DAS Pharma merger and listing on stock exchange
Mr. Kissi, DAS Pharma’s boss, has pledged to embark on a growth agenda that will see the company become one of the leading pharmaceutical manufacturers in West Africa in two years. He noted that the coming together of the three companies will enable the new entity to draw on the capabilities of each of the individual companies merged, to create a strong company that can grow and achieve its objectives.
“Synergies derived from the merger will enable Dannex Ayrton Starwin Plc to improve operating efficiency, optimise costs, greatly improve its offering to customers and consumers, grow volumes and profitablitiy, and thus achieve its growth ambitions and maximise shareholder value.

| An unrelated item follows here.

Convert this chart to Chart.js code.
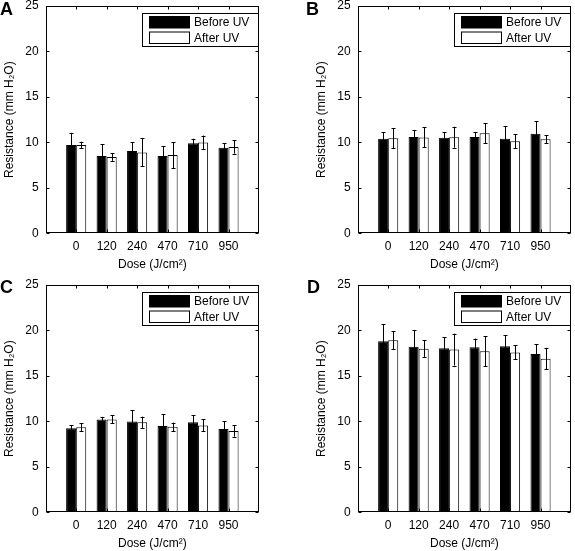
<!DOCTYPE html>
<html>
<head>
<meta charset="utf-8">
<script src="https://cdn.jsdelivr.net/npm/chart.js@4"></script>
<style>
    body { margin: 0; background: #fff; overflow: hidden; }
    .panel { position: absolute; }
    .tag { position: absolute; font: bold 18px "Liberation Sans", Arial, sans-serif; line-height: 1; color: #000; }
</style>
</head>
<body>
<canvas class="panel" id="chartA" width="262" height="272" style="left:0;top:0"></canvas>
<canvas class="panel" id="chartB" width="262" height="272" style="left:312px;top:0"></canvas>
<canvas class="panel" id="chartC" width="262" height="272" style="left:0;top:279px"></canvas>
<canvas class="panel" id="chartD" width="262" height="272" style="left:312px;top:279px"></canvas>
<div class="tag" style="left:0;top:-0.5px">A</div>
<div class="tag" style="left:306px;top:-0.5px">B</div>
<div class="tag" style="left:0;top:278px">C</div>
<div class="tag" style="left:307px;top:278px">D</div>
<script>
// Dose categories (x axis)
const doses = ['0', '120', '240', '470', '710', '950'];
const yTicks = [0, 5, 10, 15, 20, 25];
const seriesNames = ['Before UV', 'After UV'];

// Panel A
const aBefore = [9.7, 8.5, 9.05, 8.5, 9.9, 9.4];
const aBeforeErr = [1.35, 1.3, 0.95, 1.05, 0.5, 0.5];
const aAfter = [9.7, 8.4, 8.9, 8.6, 10.0, 9.5];
const aAfterErr = [0.37, 0.43, 1.54, 1.43, 0.75, 0.74];

// Panel B
const bBefore = [10.4, 10.6, 10.5, 10.6, 10.4, 10.95];
const bBeforeErr = [0.73, 0.74, 0.62, 0.52, 1.39, 1.36];
const bAfter = [10.45, 10.55, 10.57, 11.0, 10.12, 10.35];
const bAfterErr = [1.1, 1.1, 1.15, 1.08, 0.77, 0.42];

// Panel C
const cBefore = [9.25, 10.2, 10.0, 9.5, 9.9, 9.15];
const cBeforeErr = [0.33, 0.29, 1.21, 1.29, 0.77, 0.85];
const cAfter = [9.35, 10.22, 9.9, 9.4, 9.56, 8.95];
const cAfterErr = [0.44, 0.44, 0.62, 0.46, 0.66, 0.63];

// Panel D
const dBefore = [18.8, 18.2, 18.05, 18.15, 18.25, 17.4];
const dBeforeErr = [1.87, 1.8, 1.18, 0.96, 1.21, 1.06];
const dAfter = [18.93, 18.0, 17.9, 17.7, 17.58, 16.9];
const dAfterErr = [0.99, 0.9, 1.76, 1.65, 0.77, 1.19];

const FONT = '"Liberation Sans", Arial, "DejaVu Sans", sans-serif';
Chart.defaults.color = '#000';
Chart.defaults.font.family = FONT;
Chart.defaults.font.size = 12;

// MATLAB style axes run from 0 to 7, so pad the categories with an empty slot each side
const pad = arr => [null, ...arr, null];

// Draws error bars, the box with inward ticks and the legend inside the plot
const matlabDecor = {
    id: 'matlabDecor',
    afterDatasetsDraw(chart) {
        const ctx = chart.ctx;
        const area = chart.chartArea;
        const xs = chart.scales.x;
        const ys = chart.scales.y;
        ctx.save();
        ctx.strokeStyle = '#000';
        ctx.lineWidth = 1;

        // error bars
        chart.data.datasets.forEach((ds, i) => {
            const meta = chart.getDatasetMeta(i);
            ds.errors.forEach((e, j) => {
                const v = ds.data[j];
                if (v == null || e == null) return;
                const x = Math.round(meta.data[j].x) + 0.5;
                const top = ys.getPixelForValue(v + e);
                const bot = ys.getPixelForValue(v - e);
                ctx.beginPath();
                ctx.moveTo(x, top); ctx.lineTo(x, bot);
                ctx.moveTo(x - 2, Math.round(top) + 0.5); ctx.lineTo(x + 2, Math.round(top) + 0.5);
                ctx.moveTo(x - 2, Math.round(bot) + 0.5); ctx.lineTo(x + 2, Math.round(bot) + 0.5);
                ctx.stroke();
            });
        });

        // box
        const L = Math.round(area.left) + 0.5, R = Math.round(area.right) - 0.5;
        const T = Math.round(area.top) + 0.5, B = Math.round(area.bottom) - 0.5;
        ctx.strokeRect(L, T, R - L, B - T);

        // inward ticks
        const tl = 3;
        ctx.beginPath();
        ys.ticks.forEach((t, k) => {
            const y = Math.round(ys.getPixelForTick(k)) + 0.5;
            ctx.moveTo(L, y); ctx.lineTo(L + tl, y);
            ctx.moveTo(R, y); ctx.lineTo(R - tl, y);
        });
        xs.ticks.forEach((t, k) => {
            if (!chart.data.labels[k]) return;
            const x = Math.round(xs.getPixelForTick(k)) + 0.5;
            ctx.moveTo(x, T); ctx.lineTo(x, T + tl);
            ctx.moveTo(x, B); ctx.lineTo(x, B - tl);
        });
        ctx.stroke();

        // legend
        const w = 116, h = 33;
        const lx = Math.round(area.right) - 1 - w + 0.5;
        const ly = Math.round(area.top + 6.7) + 0.5;
        ctx.fillStyle = '#fff';
        ctx.fillRect(lx, ly, w, h);
        ctx.strokeRect(lx, ly, w, h);
        ctx.font = '12px ' + FONT;
        ctx.textBaseline = 'middle';
        chart.data.datasets.forEach((ds, i) => {
            const sy = ly + 3 + i * 15.5;
            ctx.fillStyle = ds.backgroundColor;
            ctx.fillRect(lx + 7, sy, 40, 11.5);
            ctx.strokeRect(lx + 7, sy, 40, 11.5);
            ctx.fillStyle = '#000';
            ctx.fillText(ds.label, lx + 51.5, sy + 6.5);
        });
        ctx.restore();
    }
};

function makePanel(id, before, beforeErr, after, afterErr) {
    const ctx = document.getElementById(id).getContext('2d');
    return new Chart(ctx, {
        type: 'bar',
        data: {
            labels: ['', ...doses, ''],
            datasets: [{
                label: seriesNames[0],
                data: pad(before),
                errors: pad(beforeErr),
                backgroundColor: '#000',
                borderColor: '#000',
                borderWidth: 1
            }, {
                label: seriesNames[1],
                data: pad(after),
                errors: pad(afterErr),
                backgroundColor: '#fff',
                borderColor: '#000',
                borderWidth: 1
            }]
        },
        options: {
            animation: false,
            responsive: false,
            devicePixelRatio: 1,
            categoryPercentage: 0.66,
            barPercentage: 1,
            layout: { padding: { top: 6, right: 3, left: 0, bottom: 0 } },
            plugins: { legend: { display: false }, tooltip: { enabled: false } },
            scales: {
                x: {
                    offset: false,
                    grid: { display: false, drawTicks: false },
                    border: { display: false },
                    ticks: { padding: 6, maxRotation: 0, autoSkip: false },
                    title: { display: true, text: 'Dose (J/cm²)', padding: { top: 0, bottom: 0 } },
                    afterFit: s => { s.height = 38.7; s.paddingLeft = 0; s.paddingRight = 0; }
                },
                y: {
                    min: 0,
                    max: 25,
                    afterBuildTicks: s => { s.ticks = yTicks.map(v => ({ value: v })); },
                    grid: { display: false, drawTicks: false },
                    border: { display: false },
                    ticks: { padding: 7 },
                    title: { display: true, text: 'Resistance (mm H₂O)', padding: { top: 2, bottom: 0 } },
                    afterFit: s => { s.width = 45.7; s.paddingTop = 0; s.paddingBottom = 0; }
                }
            }
        },
        plugins: [matlabDecor]
    });
}

makePanel('chartA', aBefore, aBeforeErr, aAfter, aAfterErr);
makePanel('chartB', bBefore, bBeforeErr, bAfter, bAfterErr);
makePanel('chartC', cBefore, cBeforeErr, cAfter, cAfterErr);
makePanel('chartD', dBefore, dBeforeErr, dAfter, dAfterErr);
</script>
</body>
</html>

“We will invest in the business to strengthen our footing in Ghana and expand into the rest of West Africa and beyond. Within the next two years we should be present in the major markets of West Africa; that is the plan we have,” he said.

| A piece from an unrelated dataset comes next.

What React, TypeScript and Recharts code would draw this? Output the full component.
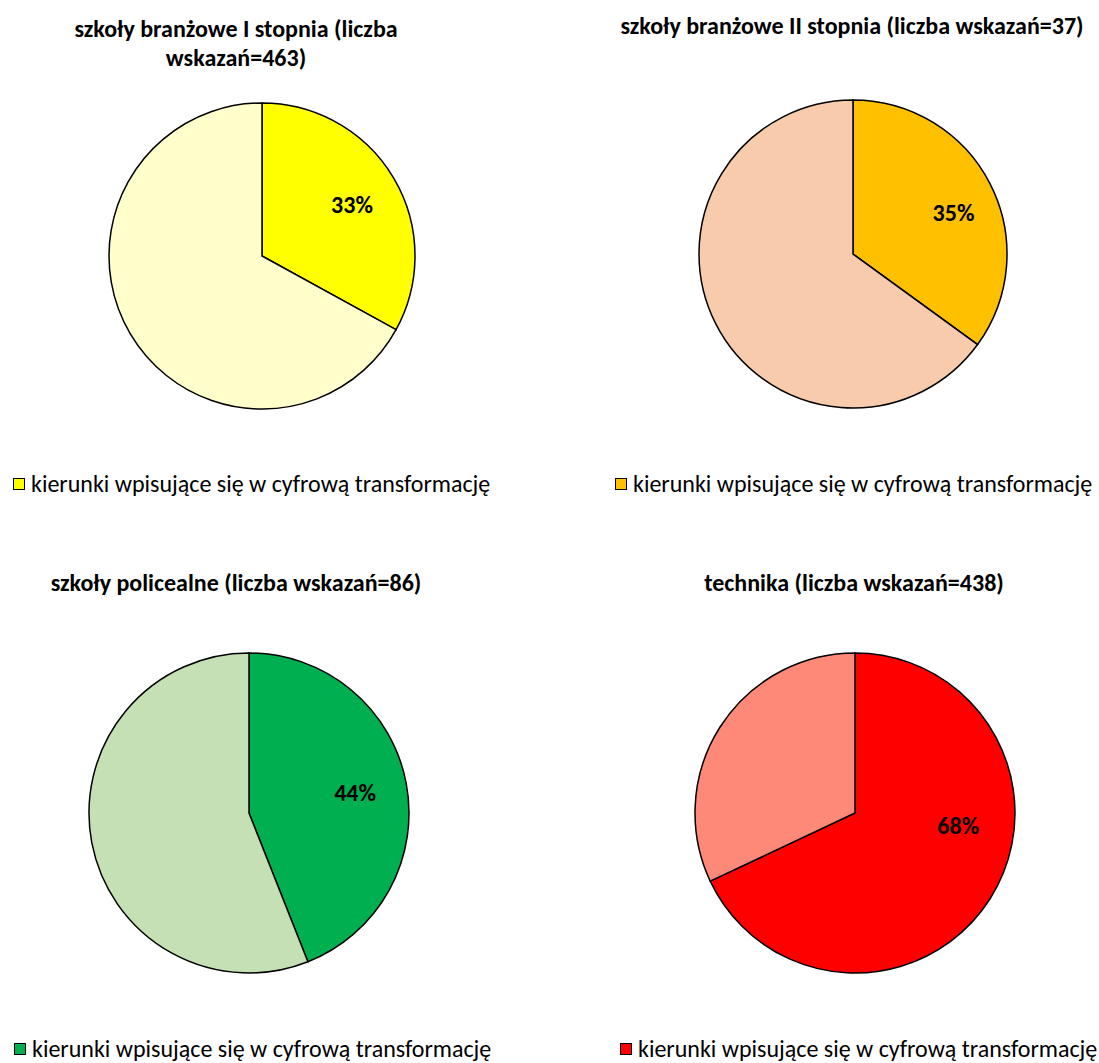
import { Legend, Pie, PieChart, Cell } from "recharts";

// cztery wykresy kołowe: udział kierunków wpisujących się w cyfrową transformację
const titles = [
  "szkoły branżowe I stopnia (liczba\nwskazań=463)",
  "szkoły branżowe II stopnia (liczba wskazań=37)",
  "szkoły policealne (liczba wskazań=86)",
  "technika (liczba wskazań=438)",
];
const seriesNames = ["kierunki wpisujące się w cyfrową transformację", "pozostałe kierunki"];
const digitalShare = [33, 35, 44, 68];
const otherShare = [67, 65, 56, 32];

const mainColors = ["#FFFF00", "#FFC000", "#00B050", "#FF0000"];
const restColors = ["#FFFFCC", "#F8CBAD", "#C5E0B4", "#FF8979"];

// pozycje paneli i kół (piksele w obrębie panelu)
const panels = [
  { left: 0, top: 0, cx: 262, cy: 256, r: 153, titleX: 236, titleY: 14, legX: 13, legY: 469, labR: 0.678, labShift: -0.8 },
  { left: 550, top: 0, cx: 303, cy: 254, r: 154, titleX: 302, titleY: 11, legX: 65, legY: 469, labR: 0.705, labShift: -4.8 },
  { left: 0, top: 530, cx: 249, cy: 283, r: 160, titleX: 236, titleY: 38, legX: 14, legY: 504, labR: 0.675, labShift: 0 },
  { left: 550, top: 530, cx: 305, cy: 283, r: 160, titleX: 304, titleY: 38, legX: 70, legY: 504, labR: 0.65, labShift: 25.4 },
];

const FONT = "Carlito, Calibri, 'Liberation Sans', Arial, sans-serif";
const RAD = Math.PI / 180;

function PiePanel({ i }: { i: number }) {
  const p = panels[i];
  const data = [
    { name: seriesNames[0], value: digitalShare[i] },
    { name: seriesNames[1], value: otherShare[i] },
  ];

  const renderLabel = (props: any) => {
    if (props.index !== 0) return null;
    const ang = (props.midAngle + p.labShift) * RAD;
    const rr = props.outerRadius * p.labR;
    const x = props.cx + rr * Math.cos(-ang);
    const y = props.cy + rr * Math.sin(-ang);
    return (
      <text x={x} y={y} textAnchor="middle" dominantBaseline="central" fontFamily={FONT} fontWeight="bold" fontSize={24} fill="#000">
        {`${Math.round(props.percent * 100)}%`}
      </text>
    );
  };

  return (
    <div style={{ position: "absolute", left: p.left, top: p.top, width: 549, height: 533 }}>
      <div
        style={{
          position: "absolute",
          left: p.titleX - 270,
          top: p.titleY,
          width: 540,
          textAlign: "center",
          whiteSpace: "pre-line",
          fontFamily: FONT,
          fontWeight: "bold",
          fontSize: 24,
          lineHeight: "29px",
          color: "#000",
        }}
      >
        {titles[i]}
      </div>
      <PieChart width={549} height={533} margin={{ top: 0, right: 0, bottom: 0, left: 0 }}>
        <Pie
          data={data}
          dataKey="value"
          nameKey="name"
          cx={p.cx}
          cy={p.cy}
          outerRadius={p.r}
          startAngle={90}
          endAngle={-270}
          stroke="#000"
          strokeWidth={1.5}
          label={renderLabel}
          labelLine={false}
          isAnimationActive={false}
        >
          {data.map((d, k) => (
            <Cell key={d.name} fill={k === 0 ? mainColors[i] : restColors[i]} />
          ))}
        </Pie>
        <Legend
          wrapperStyle={{ position: "absolute", left: p.legX, top: p.legY, width: "auto", height: "auto", bottom: "auto" }}
          content={() => (
            <div
              style={{
                display: "flex",
                alignItems: "center",
                fontFamily: FONT,
                fontSize: 24,
                lineHeight: "29px",
                color: "#000",
                whiteSpace: "nowrap",
              }}
            >
              <span
                style={{
                  display: "inline-block",
                  width: 10,
                  height: 10,
                  background: mainColors[i],
                  border: "1.5px solid #000",
                  marginRight: 6,
                  flexShrink: 0,
                }}
              />
              {seriesNames[0]}
            </div>
          )}
        />
      </PieChart>
    </div>
  );
}

export default function App() {
  return (
    <div style={{ position: "absolute", left: 0, top: 0, width: 1099, height: 1063, background: "#fff" }}>
      {titles.map((_, i) => (
        <PiePanel key={i} i={i} />
      ))}
    </div>
  );
}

Mr. Kissi, speaking on the stock exchange floor during the official listing of DAS Pharma, added that the merged entity will become the largest local pharmaceutical manufacturing company in Ghana with a portfolio of 80 plus products – all manufactured here in Ghana.
He added that the entity will now have a wide distribution network cutting across the whole of Ghana with over 2,000 active wholesale and retail customers in its network, and a staff strength of over 600.

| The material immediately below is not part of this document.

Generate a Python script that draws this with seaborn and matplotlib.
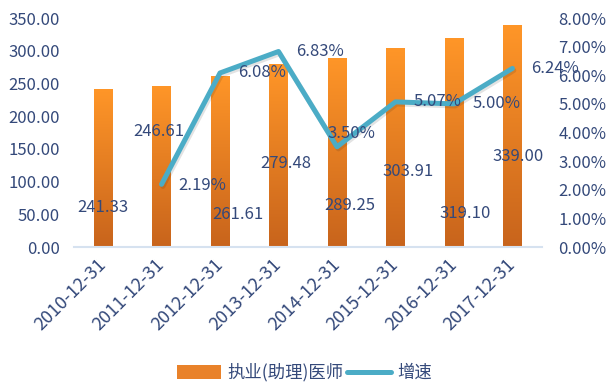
import matplotlib
matplotlib.use("Agg")
import matplotlib.pyplot as plt
import matplotlib.patheffects as pe
from matplotlib.patches import Patch
from matplotlib.lines import Line2D
from matplotlib.colors import LinearSegmentedColormap
import seaborn as sns
import pandas as pd
import numpy as np

# 数据
dates = ["2010-12-31", "2011-12-31", "2012-12-31", "2013-12-31",
         "2014-12-31", "2015-12-31", "2016-12-31", "2017-12-31"]
doctors = [241.33, 246.61, 261.61, 279.48, 289.25, 303.91, 319.10, 339.00]
growth = [np.nan, 2.19, 6.08, 6.83, 3.50, 5.07, 5.00, 6.24]  # 百分比

# 数据标签位置 (Excel 里被拖乱了)
bar_lab_x = [0.0, 0.95, 2.3, 3.12, 4.22, 5.21, 6.2, 7.09]
bar_lab_y = [60, 176, 49, 127, 64, 116, 52, 138]
pct_lab_x = [np.nan, 1.7, 2.72, 3.71, 4.25, 5.72, 6.72, 7.73]
pct_lab_y = [np.nan, 2.16, 6.08, 6.83, 3.95, 5.07, 5.00, 6.24]

TXT = "#34497a"
LINE = "#4BACC6"

sns.set_theme(style="white")
plt.rcParams["font.family"] = ["Noto Sans CJK SC", "DejaVu Sans"]

df = pd.DataFrame({"date": dates, "doctors": doctors, "growth": growth})

fig = plt.figure(figsize=(6.1, 3.83), dpi=100)
ax = fig.add_axes([0.121, 0.355, 0.767, 0.598])

sns.barplot(data=df, x="date", y="doctors", color="#E9822A", width=0.32,
            saturation=1, ax=ax)

# 渐变填充
cmap = LinearSegmentedColormap.from_list("org", ["#C8641C", "#FF9628"])
grad = np.linspace(0, 1, 256).reshape(-1, 1)
for p in ax.patches:
    x0, y0 = p.get_x(), p.get_y()
    w, h = p.get_width(), p.get_height()
    im = ax.imshow(grad, extent=(x0, x0 + w, y0, y0 + h), origin="lower",
                   cmap=cmap, aspect="auto", zorder=p.get_zorder() + 0.1)
    im.set_clip_path(p)

ax.set_xlim(-0.5, 7.5)
ax.set_ylim(0, 350)
ax.set_yticks(np.arange(0, 351, 50))
ax.set_yticklabels([f"{v:.2f}" for v in np.arange(0, 351, 50)])
ax.set_xlabel("")
ax.set_ylabel("")
ax.set_xticks(range(len(dates)))
ax.set_xticklabels(dates, rotation=45, ha="right", va="center",
                   rotation_mode="anchor")
ax.tick_params(axis="y", length=0, pad=10, labelsize=12, labelcolor=TXT)
ax.tick_params(axis="x", length=0, pad=11, labelsize=13, labelcolor=TXT)
for s in ["top", "right", "left"]:
    ax.spines[s].set_visible(False)
ax.spines["bottom"].set_color("#D6E2F0")
ax.spines["bottom"].set_linewidth(1.5)

# 右轴: 增速
ax2 = ax.twinx()
sns.lineplot(x=np.arange(1, len(dates)), y=growth[1:], color=LINE,
             linewidth=3.6, ax=ax2,
             path_effects=[pe.SimpleLineShadow(offset=(1, -1.5), alpha=0.12),
                           pe.Normal()])
ax2.set_ylim(0, 8)
ax2.set_yticks(np.arange(0, 9))
ax2.set_yticklabels([f"{v:.2f}%" for v in np.arange(0, 9)])
ax2.tick_params(axis="y", length=0, pad=12, labelsize=12, labelcolor=TXT)
for s in ax2.spines.values():
    s.set_visible(False)
ax2.set_xlim(-0.5, 7.5)

# 数据标签
for i in range(len(dates)):
    ax2.text(bar_lab_x[i], bar_lab_y[i], f"{doctors[i]:.2f}",
             transform=ax.transData, ha="center", va="center",
             fontsize=12, color=TXT)
    if not np.isnan(growth[i]):
        ax2.text(pct_lab_x[i], pct_lab_y[i], f"{growth[i]:.2f}%",
                 ha="center", va="center", fontsize=12, color=TXT)

handles = [Patch(facecolor="#E9822A", edgecolor="none"),
           Line2D([0], [0], color=LINE, linewidth=3.6)]
fig.legend(handles, ["执业(助理)医师", "增速"], loc="center",
           bbox_to_anchor=(0.5, 0.027), ncol=2, frameon=False,
           fontsize=12.5, labelcolor=TXT, handlelength=2.5, handleheight=0.8,
           handletextpad=0.4, columnspacing=0.2)

fig.savefig("out.png", dpi=100)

He noted that the company is coming into the market at an opportune time, when the industry as it is known is changing as a result of consumer and customer needs changing; industry players integrating vertically; dealer own-brands appearing on the market and technology manifesting in online pharmacies, electronic payment systems, online healthcare systems, and online doctors.
Priced at 40 pesewas per share, the current market capitalisation of the new company stands at GH¢33million and with a workforce that is just south of 600; and as a merged entity, DAS is now the industry leader with 40 percent market share.